食べすすんだときに「焼き石を入れられますよ」と声をかけられた。温かく提供されたスープも水で締めた麺を入れながら食べていれば、冷めてしまう。スープ割りでいただく前あたりに焼き石を投入することで温め直すことができるのだ。焼き石と呼んでいるのは箸置きほどの南部鉄器。熱々になってスープに投入され、じゅっ、じゅわーっと音がするのも楽しい。
食事中のパフォーマンスとしてのおもしろさだけでなく、投入した後スープの味が香ばしく変わるのも興味深い。焼き石は一つの例で、工藤さんは根っからの料理好き。日々のラーメン作りはスタッフに任せている部分が多いが、ちょっとしたアイデアを試しては店にいる。卓上には生姜レモンと書かれた調味料もおいてあって、こちらはラーメン用の味変調味料。藤しろには、最後まで飽きないことはもちろん、ちょっとした味の変化も含めて楽しんでもらいたいという心遣いがあるようだ。

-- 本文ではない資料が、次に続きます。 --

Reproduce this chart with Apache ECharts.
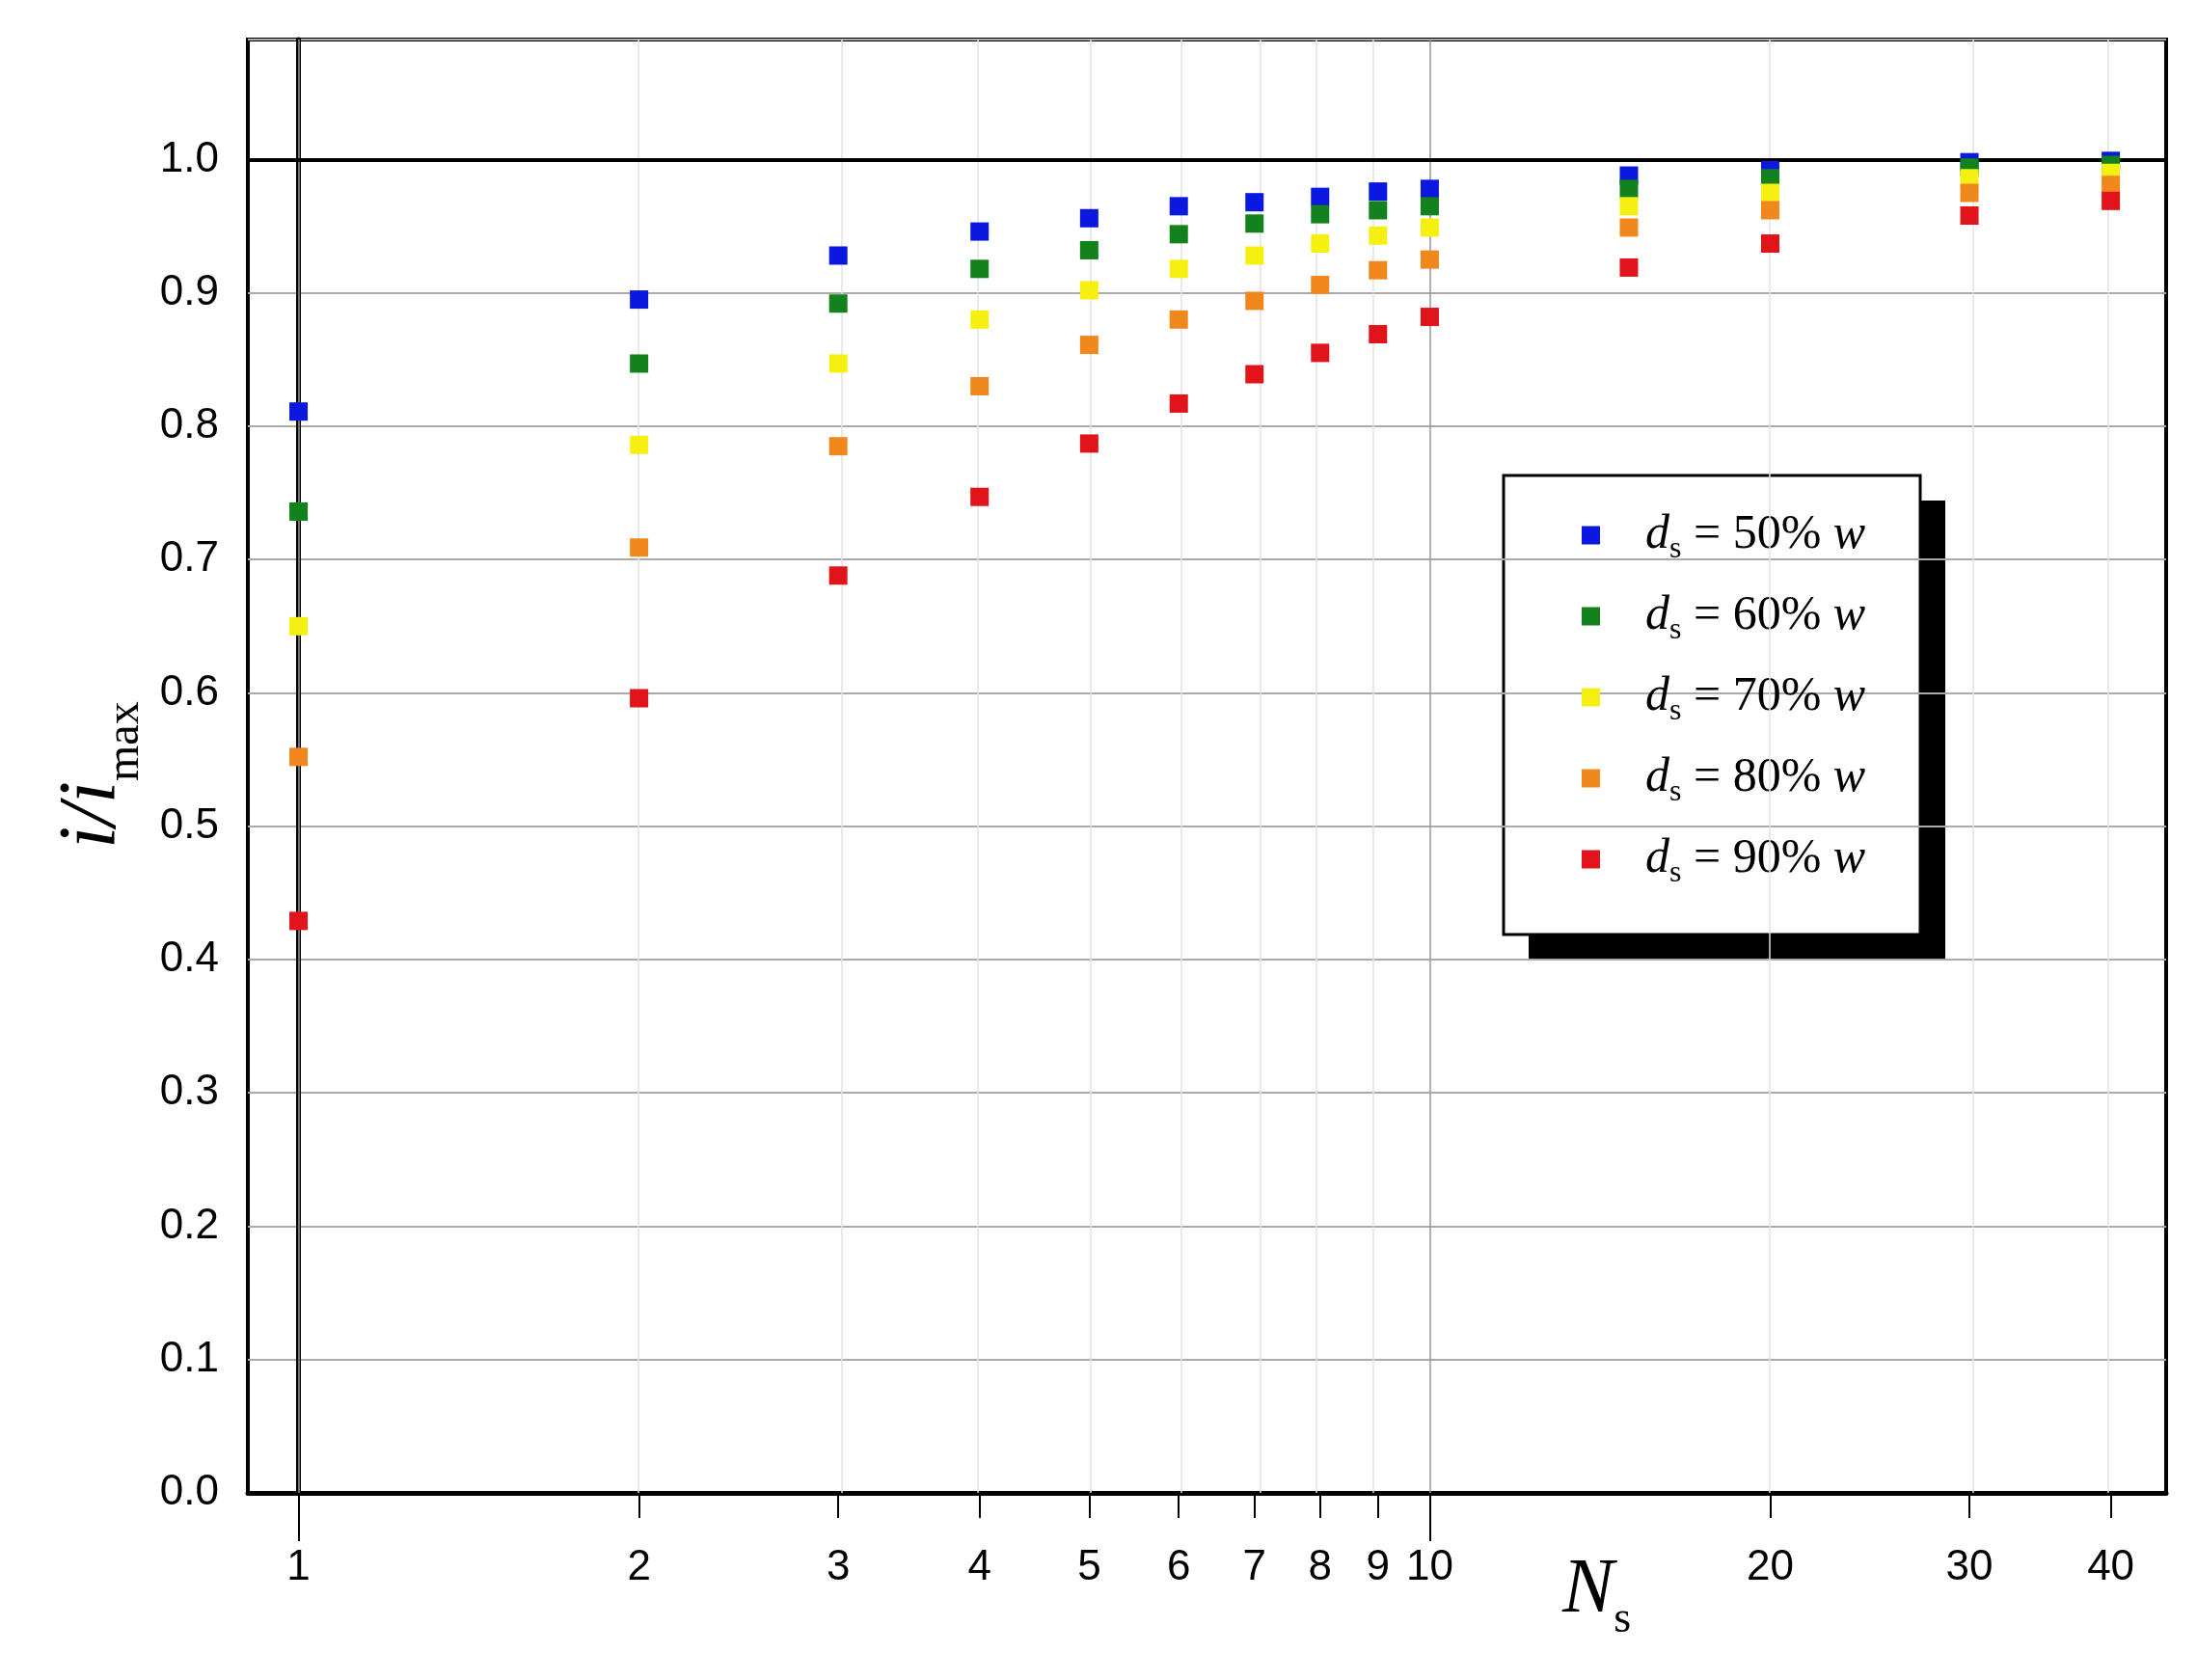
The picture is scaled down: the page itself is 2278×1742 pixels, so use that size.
<!DOCTYPE html>
<html><head><meta charset="utf-8">
<script src="https://cdn.jsdelivr.net/npm/echarts@6/dist/echarts.min.js"></script>
<style>html,body{margin:0;padding:0;background:#fff}#c{width:2278px;height:1742px}</style>
</head><body><div id="c"></div>
<script>
const Ns = [1,2,3,4,5,6,7,8,9,10,15,20,30,40];
const tickLabels = [1,2,3,4,5,6,7,8,9,10,20,30,40];
const seriesNames = ['50%','60%','70%','80%','90%'];
const colors = ['#0a18e0','#13821c','#f5f010','#f0881e','#e0141a'];
const d50 = [0.811,0.895,0.928,0.946,0.956,0.965,0.968,0.972,0.976,0.978,0.988,0.992,0.998,0.999];
const d60 = [0.736,0.847,0.892,0.918,0.932,0.944,0.952,0.959,0.962,0.965,0.978,0.986,0.994,0.996];
const d70 = [0.650,0.786,0.847,0.880,0.902,0.918,0.928,0.937,0.943,0.949,0.965,0.975,0.986,0.990];
const d80 = [0.552,0.709,0.785,0.830,0.861,0.880,0.894,0.906,0.917,0.925,0.949,0.962,0.975,0.981];
const d90 = [0.429,0.596,0.688,0.747,0.787,0.817,0.839,0.855,0.869,0.882,0.919,0.937,0.958,0.969];
const allData = [d50,d60,d70,d80,d90];

const lg = v => Math.log10(v);
const xmin = -0.0448, xmax = 1.651;
const font = "'Liberation Sans Narrow','Liberation Sans',Arial,sans-serif";
const serif = "'Liberation Serif','DejaVu Serif',serif";

const series = allData.map((d,i)=>({
  name: seriesNames[i], type:'scatter', symbol:'rect', symbolSize:19,
  itemStyle:{color:colors[i], opacity:1}, z:5,
  data: Ns.map((n,j)=>[lg(n), d[j]])
}));
series.push({
  type:'scatter', data:[], silent:true, z:1,
  markLine:{symbol:'none', silent:true, label:{show:false}, animation:false,
    data: tickLabels.map(t=>({xAxis:lg(t), lineStyle:{color:(t===1||t===10)?'#999':'#e2e2e2', width:(t===1||t===10)?1.5:1.5, type:'solid'}}))
      .concat([{yAxis:1, lineStyle:{color:'#000', width:4, type:'solid'}}])
  }
});

const chart = echarts.init(document.getElementById('c'));
chart.setOption({
  animation:false,
  grid:{left:257, right:32, top:41, bottom:194, show:true, borderColor:'#000', borderWidth:4, containLabel:false},
  xAxis:[{
    type:'value', min:xmin, max:xmax,
    axisLine:{show:true, lineStyle:{color:'#000', width:5}},
    axisTick:{show:true, customValues: tickLabels.map(lg), length:26, lineStyle:{color:'#000', width:2}},
    axisLabel:{show:true, customValues: tickLabels.map(lg), margin:56, fontSize:44, fontFamily:font, color:'#000',
      formatter: v => String(Math.round(Math.pow(10,v)))},
    splitLine:{show:false}
  },{
    type:'value', min:xmin, max:xmax, position:'bottom',
    axisLine:{show:false},
    axisTick:{show:true, customValues:[0,1], length:50, lineStyle:{color:'#000', width:2}},
    axisLabel:{show:false}, splitLine:{show:false}
  }],
  yAxis:{
    type:'value', min:0, max:1.09, interval:0.1,
    axisLine:{show:true, lineStyle:{color:'#000', width:5}},
    axisTick:{show:false},
    axisLabel:{fontSize:44, fontFamily:font, color:'#000', margin:30,
      formatter: v => (v>1.05 ? '' : v.toFixed(1)),
      customValues:[0,0.1,0.2,0.3,0.4,0.5,0.6,0.7,0.8,0.9,1.0]},
    splitLine:{show:true, lineStyle:{color:'#aaa', width:2}}
  },
  legend:{
    orient:'vertical', left:1640, top:530, itemGap:28, itemWidth:19, itemHeight:19,
    icon:'rect', data:seriesNames,
    formatter: n => '{d|d}{s|s}{t| = ' + n + ' }{w|w}',
    textStyle:{ rich:{
      d:{fontFamily:serif, fontStyle:'italic', fontSize:50, color:'#000', padding:[0,0,0,42]},
      s:{fontFamily:serif, fontSize:32, color:'#000', verticalAlign:'bottom', padding:[30,0,0,0]},
      t:{fontFamily:serif, fontSize:50, color:'#000'},
      w:{fontFamily:serif, fontStyle:'italic', fontSize:50, color:'#000'}
    }},
    padding:0
  },
  graphic:[
    {type:'rect', shape:{x:1585, y:519, width:432, height:476}, style:{fill:'#000'}, z:0},
    {type:'rect', shape:{x:1559, y:493, width:432, height:476}, style:{fill:'#fff', stroke:'#000', lineWidth:3}, z:0},
    {type:'text', left:1620, top:1610, z:10, style:{
      text:'{n|N}{s|s}', rich:{
        n:{fontFamily:serif, fontStyle:'italic', fontSize:80, color:'#000'},
        s:{fontFamily:serif, fontSize:46, color:'#000', verticalAlign:'bottom', padding:[60,0,0,0]}
      }}},
    {type:'text', x:40, y:880, rotation:Math.PI/2, z:10, style:{
      text:'{i|i/i}{m|max}', rich:{
        i:{fontFamily:serif, fontStyle:'italic', fontSize:84, color:'#000'},
        m:{fontFamily:serif, fontSize:48, color:'#000', verticalAlign:'bottom', padding:[66,0,0,0]}
      }}}
  ],
  series: series
});
</script></body></html>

最初に作ったこの目黒店のほか、三軒茶屋と練馬にも支店を持つ『麺屋 藤しろ』。10年あまりの間には独立して店を持った元従業員もいるそうだ。
「茹で時間は5分だよと言われて、ただ5分茹でる人もいれば、麺とお湯がどんな風に当たっているかを考えながら茹でる人は違います。でもラーメンは、同じ作業を何度も何度も繰り返すので、料理に対して真摯で想像力があれば大丈夫」とスタッフたちに信頼を置いている。
仄暗いビルを入った奥にあるため、最初は足が向きづらいこともあるだろう。ところが女性一人客がかなり多い。つまりリピーターが多いということ。目黒駅付近で短時間でおいしい麺が食べたくなったら、通り過ぎないように訪れたい店だ。